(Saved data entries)
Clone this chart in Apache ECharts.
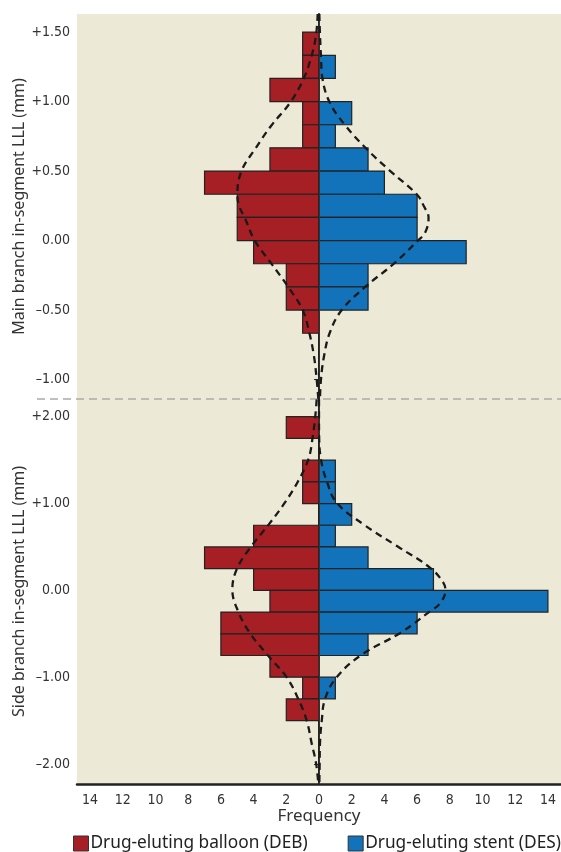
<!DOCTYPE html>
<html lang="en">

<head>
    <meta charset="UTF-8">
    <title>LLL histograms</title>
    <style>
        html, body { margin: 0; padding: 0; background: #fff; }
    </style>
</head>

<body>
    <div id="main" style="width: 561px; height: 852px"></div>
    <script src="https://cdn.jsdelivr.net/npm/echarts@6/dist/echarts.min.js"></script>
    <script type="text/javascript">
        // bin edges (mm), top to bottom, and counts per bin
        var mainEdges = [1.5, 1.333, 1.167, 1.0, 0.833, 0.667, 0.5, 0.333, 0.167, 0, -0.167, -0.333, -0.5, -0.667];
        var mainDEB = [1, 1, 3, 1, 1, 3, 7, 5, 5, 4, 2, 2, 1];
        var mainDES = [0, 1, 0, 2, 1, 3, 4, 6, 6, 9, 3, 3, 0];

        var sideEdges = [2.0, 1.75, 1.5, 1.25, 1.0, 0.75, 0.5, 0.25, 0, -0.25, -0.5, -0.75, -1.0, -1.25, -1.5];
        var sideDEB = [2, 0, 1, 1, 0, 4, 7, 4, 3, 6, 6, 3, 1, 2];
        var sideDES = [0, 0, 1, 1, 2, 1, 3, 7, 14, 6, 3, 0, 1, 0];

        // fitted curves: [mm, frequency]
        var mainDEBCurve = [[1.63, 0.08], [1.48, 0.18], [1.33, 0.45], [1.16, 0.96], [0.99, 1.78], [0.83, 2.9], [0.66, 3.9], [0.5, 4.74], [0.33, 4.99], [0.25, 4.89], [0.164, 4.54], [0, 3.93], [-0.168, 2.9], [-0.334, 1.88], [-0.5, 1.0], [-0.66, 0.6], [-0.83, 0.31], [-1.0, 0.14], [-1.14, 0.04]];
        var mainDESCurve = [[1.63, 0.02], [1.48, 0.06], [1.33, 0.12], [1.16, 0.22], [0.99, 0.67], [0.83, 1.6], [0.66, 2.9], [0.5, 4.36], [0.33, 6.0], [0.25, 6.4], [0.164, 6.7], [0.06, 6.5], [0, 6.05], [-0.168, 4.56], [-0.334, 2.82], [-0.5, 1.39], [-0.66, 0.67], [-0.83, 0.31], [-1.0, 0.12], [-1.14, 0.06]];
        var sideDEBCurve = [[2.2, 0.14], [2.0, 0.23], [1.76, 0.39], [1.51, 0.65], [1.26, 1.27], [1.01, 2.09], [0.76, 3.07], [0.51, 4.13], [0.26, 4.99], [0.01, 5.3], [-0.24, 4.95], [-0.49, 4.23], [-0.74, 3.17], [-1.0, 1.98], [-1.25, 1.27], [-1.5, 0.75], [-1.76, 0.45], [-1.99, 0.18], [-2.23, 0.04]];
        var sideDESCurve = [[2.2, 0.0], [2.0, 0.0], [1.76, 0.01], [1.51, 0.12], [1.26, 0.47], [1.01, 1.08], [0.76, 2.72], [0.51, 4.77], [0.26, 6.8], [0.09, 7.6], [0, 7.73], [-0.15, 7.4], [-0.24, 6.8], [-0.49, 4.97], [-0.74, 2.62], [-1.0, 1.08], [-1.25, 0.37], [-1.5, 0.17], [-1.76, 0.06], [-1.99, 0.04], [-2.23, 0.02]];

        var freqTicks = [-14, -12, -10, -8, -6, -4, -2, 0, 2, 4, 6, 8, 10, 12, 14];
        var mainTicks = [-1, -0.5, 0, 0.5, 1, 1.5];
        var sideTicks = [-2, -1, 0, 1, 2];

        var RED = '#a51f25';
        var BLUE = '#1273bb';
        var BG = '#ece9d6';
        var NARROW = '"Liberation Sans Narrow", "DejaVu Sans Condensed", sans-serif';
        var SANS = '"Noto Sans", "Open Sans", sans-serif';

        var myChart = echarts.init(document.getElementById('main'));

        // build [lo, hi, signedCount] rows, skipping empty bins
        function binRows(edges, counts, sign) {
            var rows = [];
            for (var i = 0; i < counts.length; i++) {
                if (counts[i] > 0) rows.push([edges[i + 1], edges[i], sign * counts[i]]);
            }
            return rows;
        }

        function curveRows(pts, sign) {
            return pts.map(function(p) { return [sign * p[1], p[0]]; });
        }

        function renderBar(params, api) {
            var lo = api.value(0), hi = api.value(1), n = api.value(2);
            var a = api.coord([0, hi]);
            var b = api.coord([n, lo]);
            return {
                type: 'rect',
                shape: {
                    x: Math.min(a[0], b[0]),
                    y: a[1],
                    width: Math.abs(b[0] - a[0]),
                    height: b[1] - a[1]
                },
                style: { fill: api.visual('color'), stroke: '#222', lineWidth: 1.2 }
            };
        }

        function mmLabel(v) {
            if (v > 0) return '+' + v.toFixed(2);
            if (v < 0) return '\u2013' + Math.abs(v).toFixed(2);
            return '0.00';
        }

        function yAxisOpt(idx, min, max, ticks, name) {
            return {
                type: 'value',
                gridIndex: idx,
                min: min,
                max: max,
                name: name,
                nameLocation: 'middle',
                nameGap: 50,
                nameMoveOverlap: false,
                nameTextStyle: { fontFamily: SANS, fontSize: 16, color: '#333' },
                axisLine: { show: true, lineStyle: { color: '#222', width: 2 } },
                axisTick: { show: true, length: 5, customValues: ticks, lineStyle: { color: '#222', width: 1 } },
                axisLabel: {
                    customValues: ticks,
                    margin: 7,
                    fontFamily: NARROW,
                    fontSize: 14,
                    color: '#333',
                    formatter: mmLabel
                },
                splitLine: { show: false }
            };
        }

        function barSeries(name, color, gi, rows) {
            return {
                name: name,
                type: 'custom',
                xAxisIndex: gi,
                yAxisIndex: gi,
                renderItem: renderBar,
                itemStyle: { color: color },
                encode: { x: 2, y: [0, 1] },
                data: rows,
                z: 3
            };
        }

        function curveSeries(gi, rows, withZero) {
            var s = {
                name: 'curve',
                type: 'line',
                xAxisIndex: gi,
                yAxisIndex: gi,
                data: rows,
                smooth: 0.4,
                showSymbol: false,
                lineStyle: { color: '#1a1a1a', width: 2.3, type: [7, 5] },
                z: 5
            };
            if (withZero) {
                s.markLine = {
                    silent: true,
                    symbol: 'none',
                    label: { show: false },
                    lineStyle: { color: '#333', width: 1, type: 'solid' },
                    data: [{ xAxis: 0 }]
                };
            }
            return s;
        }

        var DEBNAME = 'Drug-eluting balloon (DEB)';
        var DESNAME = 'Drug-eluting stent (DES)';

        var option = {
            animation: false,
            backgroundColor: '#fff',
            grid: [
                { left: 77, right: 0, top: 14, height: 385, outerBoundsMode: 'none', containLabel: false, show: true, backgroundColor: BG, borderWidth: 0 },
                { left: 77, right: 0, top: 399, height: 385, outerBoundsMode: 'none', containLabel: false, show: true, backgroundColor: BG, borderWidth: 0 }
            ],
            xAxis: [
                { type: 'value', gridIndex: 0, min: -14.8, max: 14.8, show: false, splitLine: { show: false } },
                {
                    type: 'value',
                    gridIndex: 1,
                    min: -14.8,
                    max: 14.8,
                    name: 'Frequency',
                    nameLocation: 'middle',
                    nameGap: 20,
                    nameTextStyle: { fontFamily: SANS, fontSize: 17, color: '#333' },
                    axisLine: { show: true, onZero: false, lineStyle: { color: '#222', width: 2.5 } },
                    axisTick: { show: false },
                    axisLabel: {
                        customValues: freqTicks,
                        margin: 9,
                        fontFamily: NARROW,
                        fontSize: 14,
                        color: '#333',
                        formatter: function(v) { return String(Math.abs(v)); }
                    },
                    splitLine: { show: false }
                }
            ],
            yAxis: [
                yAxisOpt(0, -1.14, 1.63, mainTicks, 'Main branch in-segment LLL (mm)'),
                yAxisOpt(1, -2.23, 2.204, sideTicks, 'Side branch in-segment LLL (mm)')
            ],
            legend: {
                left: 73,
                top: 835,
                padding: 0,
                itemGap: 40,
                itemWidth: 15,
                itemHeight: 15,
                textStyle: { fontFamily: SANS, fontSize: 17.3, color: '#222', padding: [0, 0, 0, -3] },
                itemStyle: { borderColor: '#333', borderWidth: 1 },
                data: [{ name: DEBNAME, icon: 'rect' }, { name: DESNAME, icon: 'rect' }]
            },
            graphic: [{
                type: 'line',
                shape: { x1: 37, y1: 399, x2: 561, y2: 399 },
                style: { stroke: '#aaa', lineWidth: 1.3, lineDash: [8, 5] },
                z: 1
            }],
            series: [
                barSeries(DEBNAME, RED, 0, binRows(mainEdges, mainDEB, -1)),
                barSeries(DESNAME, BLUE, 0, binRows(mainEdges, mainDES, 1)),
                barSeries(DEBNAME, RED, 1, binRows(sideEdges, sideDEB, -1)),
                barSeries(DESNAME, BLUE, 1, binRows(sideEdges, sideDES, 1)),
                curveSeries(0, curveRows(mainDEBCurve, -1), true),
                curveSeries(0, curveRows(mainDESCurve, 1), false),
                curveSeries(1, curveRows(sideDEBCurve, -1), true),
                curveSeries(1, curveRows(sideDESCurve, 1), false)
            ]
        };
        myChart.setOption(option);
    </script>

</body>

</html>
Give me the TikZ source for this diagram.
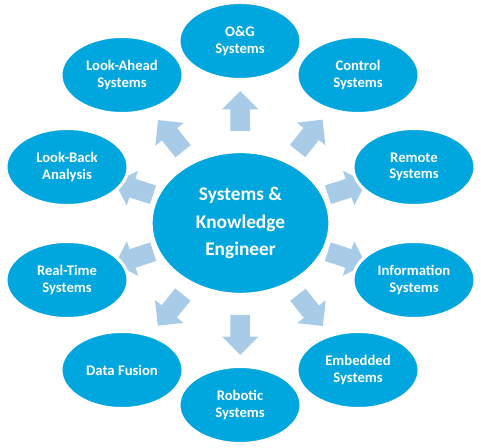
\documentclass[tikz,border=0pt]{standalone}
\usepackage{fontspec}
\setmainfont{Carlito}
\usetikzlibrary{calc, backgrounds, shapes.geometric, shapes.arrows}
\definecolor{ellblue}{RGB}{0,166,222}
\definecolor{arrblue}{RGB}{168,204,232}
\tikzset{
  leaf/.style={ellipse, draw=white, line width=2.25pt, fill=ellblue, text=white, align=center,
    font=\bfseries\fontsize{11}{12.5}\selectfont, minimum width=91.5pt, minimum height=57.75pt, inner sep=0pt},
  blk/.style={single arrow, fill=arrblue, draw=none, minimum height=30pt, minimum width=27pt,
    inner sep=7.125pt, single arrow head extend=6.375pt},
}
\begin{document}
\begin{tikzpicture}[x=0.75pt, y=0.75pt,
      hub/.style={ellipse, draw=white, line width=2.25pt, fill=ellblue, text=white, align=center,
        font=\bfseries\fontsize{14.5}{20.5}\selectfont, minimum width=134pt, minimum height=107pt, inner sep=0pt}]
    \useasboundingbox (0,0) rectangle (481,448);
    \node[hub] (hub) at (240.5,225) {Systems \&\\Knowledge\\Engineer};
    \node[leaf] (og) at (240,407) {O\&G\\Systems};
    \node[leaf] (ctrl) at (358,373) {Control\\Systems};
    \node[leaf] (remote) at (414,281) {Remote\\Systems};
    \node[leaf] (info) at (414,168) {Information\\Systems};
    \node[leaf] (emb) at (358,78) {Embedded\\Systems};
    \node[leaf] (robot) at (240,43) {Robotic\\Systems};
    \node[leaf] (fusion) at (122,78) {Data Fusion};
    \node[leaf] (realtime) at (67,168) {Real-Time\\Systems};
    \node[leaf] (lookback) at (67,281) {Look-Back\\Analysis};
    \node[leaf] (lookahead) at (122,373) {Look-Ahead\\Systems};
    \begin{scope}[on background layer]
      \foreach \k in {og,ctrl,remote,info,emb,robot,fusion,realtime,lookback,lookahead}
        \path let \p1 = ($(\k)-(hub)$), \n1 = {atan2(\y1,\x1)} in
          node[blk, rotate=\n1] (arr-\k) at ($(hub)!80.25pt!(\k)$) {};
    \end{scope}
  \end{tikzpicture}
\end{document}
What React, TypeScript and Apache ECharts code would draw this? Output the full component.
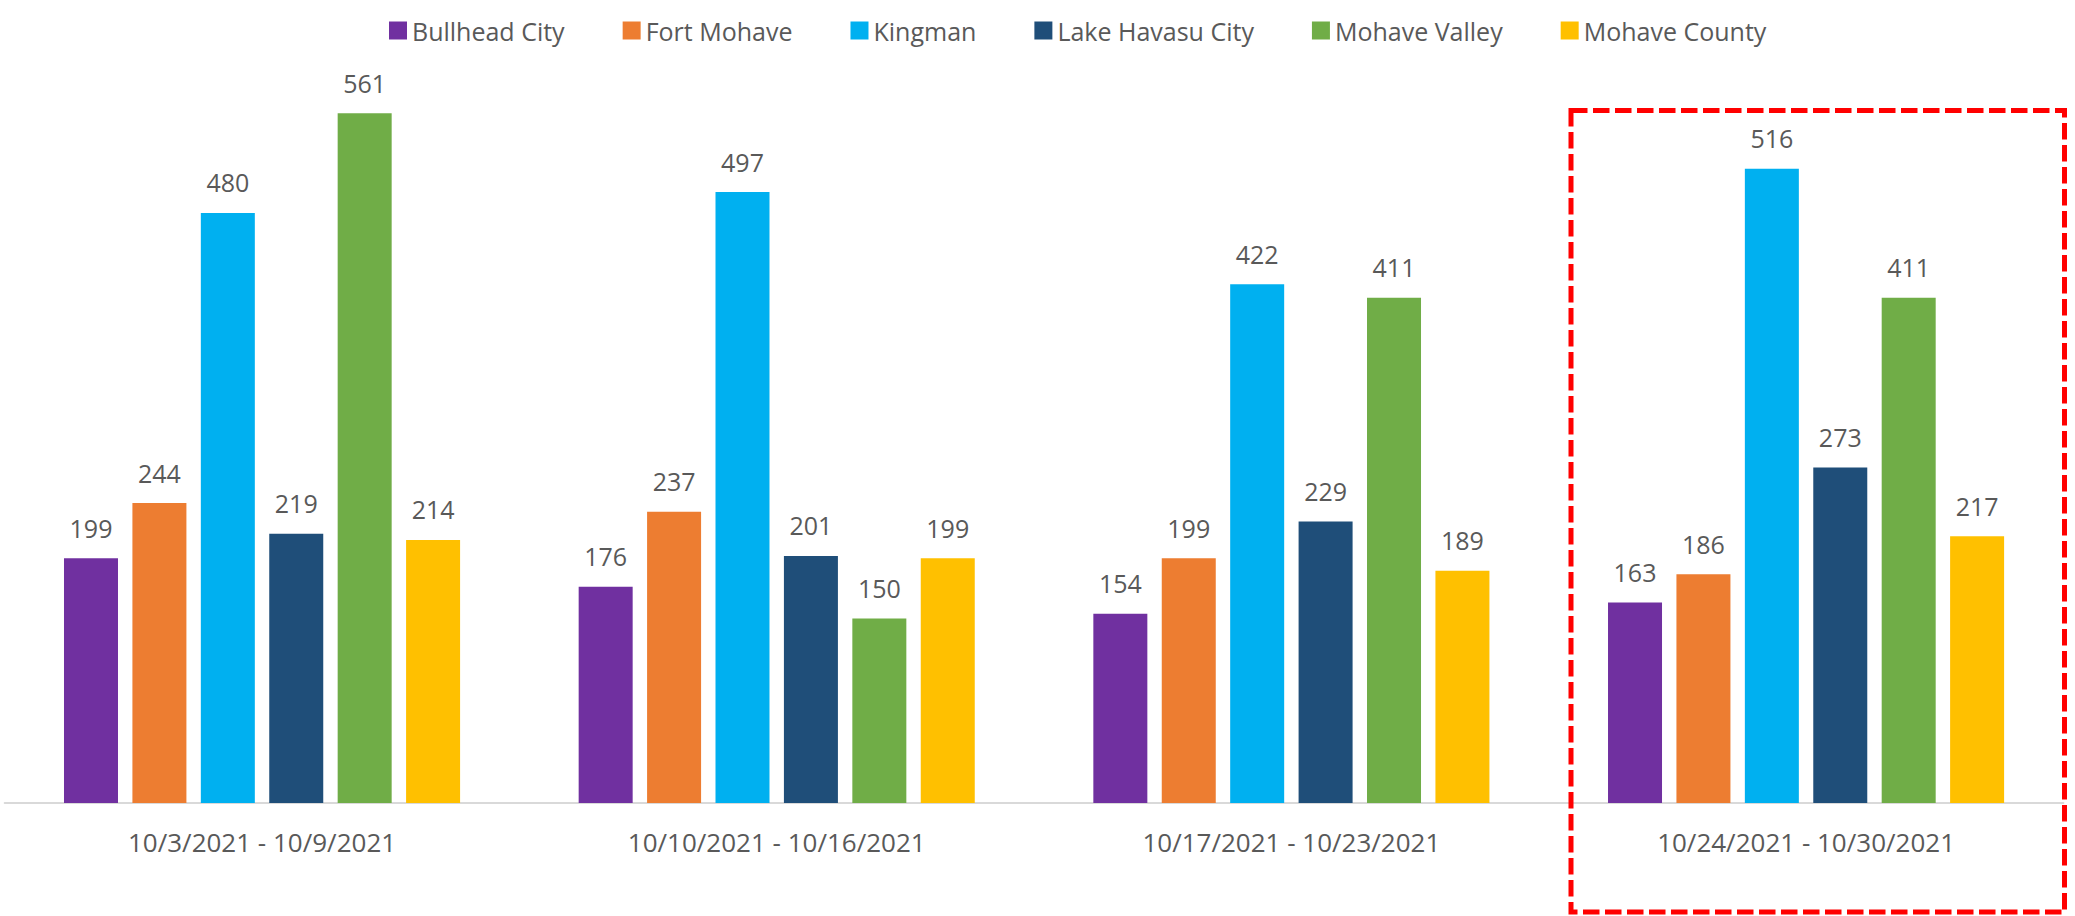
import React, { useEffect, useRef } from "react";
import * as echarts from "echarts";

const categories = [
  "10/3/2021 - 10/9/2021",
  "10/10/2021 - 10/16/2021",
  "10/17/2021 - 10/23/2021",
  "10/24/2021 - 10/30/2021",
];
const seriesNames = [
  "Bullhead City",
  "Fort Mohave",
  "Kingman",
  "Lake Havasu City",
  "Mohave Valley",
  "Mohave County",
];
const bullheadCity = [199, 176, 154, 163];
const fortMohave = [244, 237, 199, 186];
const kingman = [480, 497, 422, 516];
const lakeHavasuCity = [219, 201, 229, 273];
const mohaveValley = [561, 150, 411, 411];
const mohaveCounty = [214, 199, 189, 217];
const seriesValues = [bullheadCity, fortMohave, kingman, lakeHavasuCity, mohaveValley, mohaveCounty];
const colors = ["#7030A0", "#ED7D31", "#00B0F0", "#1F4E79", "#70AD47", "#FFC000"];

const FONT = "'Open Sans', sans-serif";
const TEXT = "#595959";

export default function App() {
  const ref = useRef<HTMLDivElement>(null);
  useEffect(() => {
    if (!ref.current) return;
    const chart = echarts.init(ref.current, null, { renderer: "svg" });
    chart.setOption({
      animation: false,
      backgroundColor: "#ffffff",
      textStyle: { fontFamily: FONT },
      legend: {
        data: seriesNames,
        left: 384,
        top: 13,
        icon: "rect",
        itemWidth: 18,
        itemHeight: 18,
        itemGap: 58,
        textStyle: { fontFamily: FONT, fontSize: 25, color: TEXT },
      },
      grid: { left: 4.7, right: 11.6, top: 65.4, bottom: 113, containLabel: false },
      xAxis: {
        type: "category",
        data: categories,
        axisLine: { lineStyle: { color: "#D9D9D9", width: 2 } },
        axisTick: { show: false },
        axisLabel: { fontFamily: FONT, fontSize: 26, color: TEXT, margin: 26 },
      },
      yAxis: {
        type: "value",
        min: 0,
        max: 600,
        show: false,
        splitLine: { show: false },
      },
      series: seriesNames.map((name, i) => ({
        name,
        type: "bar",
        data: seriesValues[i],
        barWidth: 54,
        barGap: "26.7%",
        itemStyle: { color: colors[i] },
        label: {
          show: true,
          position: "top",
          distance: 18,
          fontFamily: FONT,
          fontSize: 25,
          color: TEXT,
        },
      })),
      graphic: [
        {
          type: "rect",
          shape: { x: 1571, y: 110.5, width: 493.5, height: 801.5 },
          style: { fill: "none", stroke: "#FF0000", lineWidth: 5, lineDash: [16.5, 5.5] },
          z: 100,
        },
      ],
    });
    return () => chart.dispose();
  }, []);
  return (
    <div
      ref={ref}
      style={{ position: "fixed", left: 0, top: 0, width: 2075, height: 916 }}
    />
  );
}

Task requirements
Make an exact copy of the lines from the one with "What React, TypeScript" through the one with "import * as", both ends in, and nothing else. Drop every picture.

Output below
What React, TypeScript and Apache ECharts code would draw this? Output the full component.
import React, { useEffect, useRef } from "react";
import * as echarts from "echarts";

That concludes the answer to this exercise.